── Data lines ──

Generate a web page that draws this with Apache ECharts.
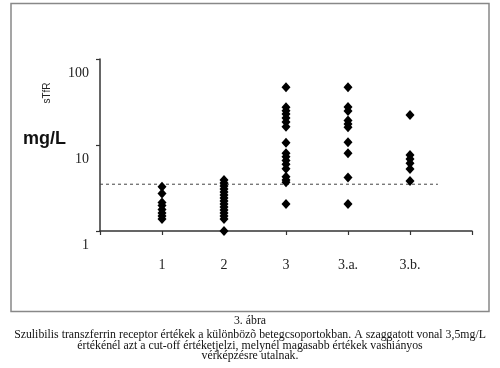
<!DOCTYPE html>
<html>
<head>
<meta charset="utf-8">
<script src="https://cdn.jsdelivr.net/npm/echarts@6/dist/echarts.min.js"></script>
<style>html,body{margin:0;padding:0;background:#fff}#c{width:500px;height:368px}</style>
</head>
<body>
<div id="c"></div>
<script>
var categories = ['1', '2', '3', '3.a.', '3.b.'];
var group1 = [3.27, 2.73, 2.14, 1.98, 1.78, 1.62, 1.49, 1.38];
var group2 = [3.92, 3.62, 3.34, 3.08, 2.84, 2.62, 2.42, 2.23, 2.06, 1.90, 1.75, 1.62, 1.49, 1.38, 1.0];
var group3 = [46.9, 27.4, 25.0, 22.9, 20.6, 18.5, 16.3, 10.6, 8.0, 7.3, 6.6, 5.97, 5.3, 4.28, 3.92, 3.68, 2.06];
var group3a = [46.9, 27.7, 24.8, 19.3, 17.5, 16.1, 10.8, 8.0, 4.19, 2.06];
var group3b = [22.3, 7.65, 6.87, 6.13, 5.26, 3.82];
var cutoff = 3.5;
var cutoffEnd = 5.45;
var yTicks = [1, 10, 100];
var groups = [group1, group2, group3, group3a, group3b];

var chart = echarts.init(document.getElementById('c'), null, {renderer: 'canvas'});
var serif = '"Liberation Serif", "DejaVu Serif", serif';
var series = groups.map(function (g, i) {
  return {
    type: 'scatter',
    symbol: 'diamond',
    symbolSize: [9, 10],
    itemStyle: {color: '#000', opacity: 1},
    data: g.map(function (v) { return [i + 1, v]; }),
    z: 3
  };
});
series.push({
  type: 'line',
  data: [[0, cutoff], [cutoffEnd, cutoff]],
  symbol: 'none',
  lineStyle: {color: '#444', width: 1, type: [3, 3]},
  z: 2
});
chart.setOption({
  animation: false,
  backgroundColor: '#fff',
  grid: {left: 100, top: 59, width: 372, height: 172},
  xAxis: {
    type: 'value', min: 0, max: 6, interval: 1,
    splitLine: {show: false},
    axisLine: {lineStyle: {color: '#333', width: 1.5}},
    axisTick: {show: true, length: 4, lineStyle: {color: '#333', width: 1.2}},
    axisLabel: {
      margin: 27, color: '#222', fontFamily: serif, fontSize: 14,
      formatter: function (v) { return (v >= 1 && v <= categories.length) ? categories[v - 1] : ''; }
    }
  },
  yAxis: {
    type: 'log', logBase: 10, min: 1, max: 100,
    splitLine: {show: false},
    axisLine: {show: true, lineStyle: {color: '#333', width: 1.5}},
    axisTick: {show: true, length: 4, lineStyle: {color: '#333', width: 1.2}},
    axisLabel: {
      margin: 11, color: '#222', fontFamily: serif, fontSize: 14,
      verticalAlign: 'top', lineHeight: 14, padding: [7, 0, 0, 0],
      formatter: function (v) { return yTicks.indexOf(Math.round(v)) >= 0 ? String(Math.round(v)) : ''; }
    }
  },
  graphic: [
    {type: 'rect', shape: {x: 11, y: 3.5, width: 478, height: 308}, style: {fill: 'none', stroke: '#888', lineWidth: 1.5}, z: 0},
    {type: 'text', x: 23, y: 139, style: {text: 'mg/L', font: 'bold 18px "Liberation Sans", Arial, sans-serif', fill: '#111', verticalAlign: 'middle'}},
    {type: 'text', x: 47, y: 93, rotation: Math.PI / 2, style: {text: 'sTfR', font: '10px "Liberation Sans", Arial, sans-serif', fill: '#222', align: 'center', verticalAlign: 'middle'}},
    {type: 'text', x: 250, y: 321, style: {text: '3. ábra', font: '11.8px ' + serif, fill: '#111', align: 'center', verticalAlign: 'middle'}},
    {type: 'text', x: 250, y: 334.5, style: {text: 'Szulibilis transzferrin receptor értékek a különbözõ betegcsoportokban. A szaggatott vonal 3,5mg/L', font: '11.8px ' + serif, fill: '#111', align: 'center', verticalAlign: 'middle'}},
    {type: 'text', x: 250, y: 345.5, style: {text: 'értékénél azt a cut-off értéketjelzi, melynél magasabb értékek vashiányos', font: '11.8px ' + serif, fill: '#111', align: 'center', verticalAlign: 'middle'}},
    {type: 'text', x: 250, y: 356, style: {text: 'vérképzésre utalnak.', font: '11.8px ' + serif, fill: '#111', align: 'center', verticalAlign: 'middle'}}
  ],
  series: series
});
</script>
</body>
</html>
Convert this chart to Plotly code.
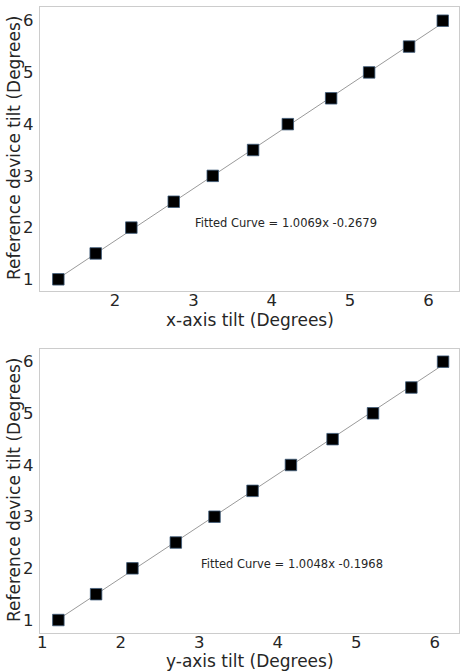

───
── Data lines ──

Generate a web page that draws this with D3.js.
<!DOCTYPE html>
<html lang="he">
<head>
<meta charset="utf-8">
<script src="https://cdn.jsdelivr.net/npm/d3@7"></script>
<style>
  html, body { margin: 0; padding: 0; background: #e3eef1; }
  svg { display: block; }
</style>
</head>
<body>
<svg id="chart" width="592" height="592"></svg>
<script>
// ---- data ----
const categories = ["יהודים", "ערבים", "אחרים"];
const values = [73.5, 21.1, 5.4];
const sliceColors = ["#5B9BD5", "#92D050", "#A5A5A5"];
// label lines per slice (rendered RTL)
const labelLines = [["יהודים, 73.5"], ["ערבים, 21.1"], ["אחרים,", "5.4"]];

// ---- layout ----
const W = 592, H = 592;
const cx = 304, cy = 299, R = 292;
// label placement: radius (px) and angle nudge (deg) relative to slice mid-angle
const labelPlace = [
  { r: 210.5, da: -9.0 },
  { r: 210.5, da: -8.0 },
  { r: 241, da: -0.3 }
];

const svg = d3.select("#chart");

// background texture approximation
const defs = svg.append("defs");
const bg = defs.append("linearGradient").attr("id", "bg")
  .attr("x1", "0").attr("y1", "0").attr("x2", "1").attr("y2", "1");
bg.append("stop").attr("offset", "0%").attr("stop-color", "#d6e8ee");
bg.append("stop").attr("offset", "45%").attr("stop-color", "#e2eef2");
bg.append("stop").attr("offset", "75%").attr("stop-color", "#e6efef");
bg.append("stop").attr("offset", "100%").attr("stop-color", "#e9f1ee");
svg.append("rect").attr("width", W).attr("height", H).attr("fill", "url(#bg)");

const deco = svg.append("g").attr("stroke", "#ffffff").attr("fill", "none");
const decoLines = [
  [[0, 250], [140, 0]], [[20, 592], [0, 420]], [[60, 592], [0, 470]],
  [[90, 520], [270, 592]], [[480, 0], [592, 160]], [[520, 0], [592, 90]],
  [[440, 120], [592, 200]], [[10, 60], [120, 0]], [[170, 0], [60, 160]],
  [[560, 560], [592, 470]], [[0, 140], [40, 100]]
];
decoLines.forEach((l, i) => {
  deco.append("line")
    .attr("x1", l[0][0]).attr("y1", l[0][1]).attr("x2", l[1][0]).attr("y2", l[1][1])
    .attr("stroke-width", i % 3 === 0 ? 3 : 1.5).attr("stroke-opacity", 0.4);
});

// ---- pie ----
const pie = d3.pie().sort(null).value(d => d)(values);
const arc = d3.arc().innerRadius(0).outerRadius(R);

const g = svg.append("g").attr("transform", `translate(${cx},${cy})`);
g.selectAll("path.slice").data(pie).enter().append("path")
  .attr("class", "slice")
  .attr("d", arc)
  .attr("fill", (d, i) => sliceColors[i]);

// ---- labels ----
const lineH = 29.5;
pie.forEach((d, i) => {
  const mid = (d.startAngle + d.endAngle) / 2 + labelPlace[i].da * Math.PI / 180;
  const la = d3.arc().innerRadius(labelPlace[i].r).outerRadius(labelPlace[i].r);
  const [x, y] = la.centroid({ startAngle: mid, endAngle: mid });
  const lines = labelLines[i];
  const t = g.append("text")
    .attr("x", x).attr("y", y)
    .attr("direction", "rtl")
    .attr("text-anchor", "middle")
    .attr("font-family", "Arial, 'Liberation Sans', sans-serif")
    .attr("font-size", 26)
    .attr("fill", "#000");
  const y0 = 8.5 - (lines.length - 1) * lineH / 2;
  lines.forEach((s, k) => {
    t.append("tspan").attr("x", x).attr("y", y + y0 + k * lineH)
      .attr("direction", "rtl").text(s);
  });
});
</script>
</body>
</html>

───

Across the preceding material, how many lines contain the word "that"? State the number alone.

# Exercise answer
2